3) In [__]anon_vma_[un]link(), track number of related vmas.  The
   count is only incremented/decremented while the anon_vma lock
   is held, so regular, non-atomic, increment/decrement is used.

4) in page_reclaimable(), check anon_vma count in vma's anon_vma, if
   vma supplied, or in page's anon_vma.  In fault path, new anon pages are
   placed on the LRU before adding the anon rmap, so we need to check
   the vma's anon_vma.  Fortunately, the vma is available at that point.
   In vmscan, we can just check the page's anon_vma for any anon pages
   that made it onto the [in]active list before the anon_vma list length
   became "excessive".

5) make the threshold tunable via /proc/sys/vm/anon_vma_reclaim_limit.
   Default value of 64 is totally arbitrary, but should be high enough
   that most applications won't hit it.

Notes:

1) a separate patch makes the anon_vma lock a reader/writer lock.
   This allows some parallelism--different cpus can work on different 
   pages that reference the same anon_vma--but this does not address the
   problem of long lists and potentially many pte's to unmap.
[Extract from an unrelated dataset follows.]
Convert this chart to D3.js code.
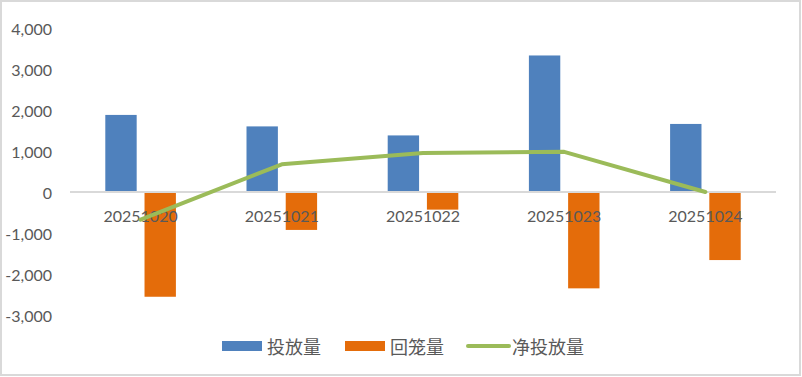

2) TODO:  do same for file rmap in address_space with excessive number
   of mapping vmas?

3) Treating what are theortically reclaimable pages as nonreclaimable
   [in practice they ARE nonreclaimable] will result in oom-kill of some
   tasks rather than system hang/livelock.  We can debate which is
   preferrable.  However, with these patches, Andrea Arcangeli's oom-kill
   cleanups may become more important.

4) an alternate approach:  rather than treat these pages as nonreclaimable,
   we could track the anon_vma references and in fork() [dup_mmap()], when
   the count reaches some limit, give the anon_vma to the child and its
   siblings and their descendants, and allocate a new one for the parent.
   This requires breaking COW sharing of all anon pages [only the parent
   has complete enough state to do this at this point], as tasks can't
   share pages using different anon_vmas.  This will increase memory
   pressure and hasten the onset of reclaim.  I was working on this 
   alternate approach, but shelved it to try the noreclaim list approach.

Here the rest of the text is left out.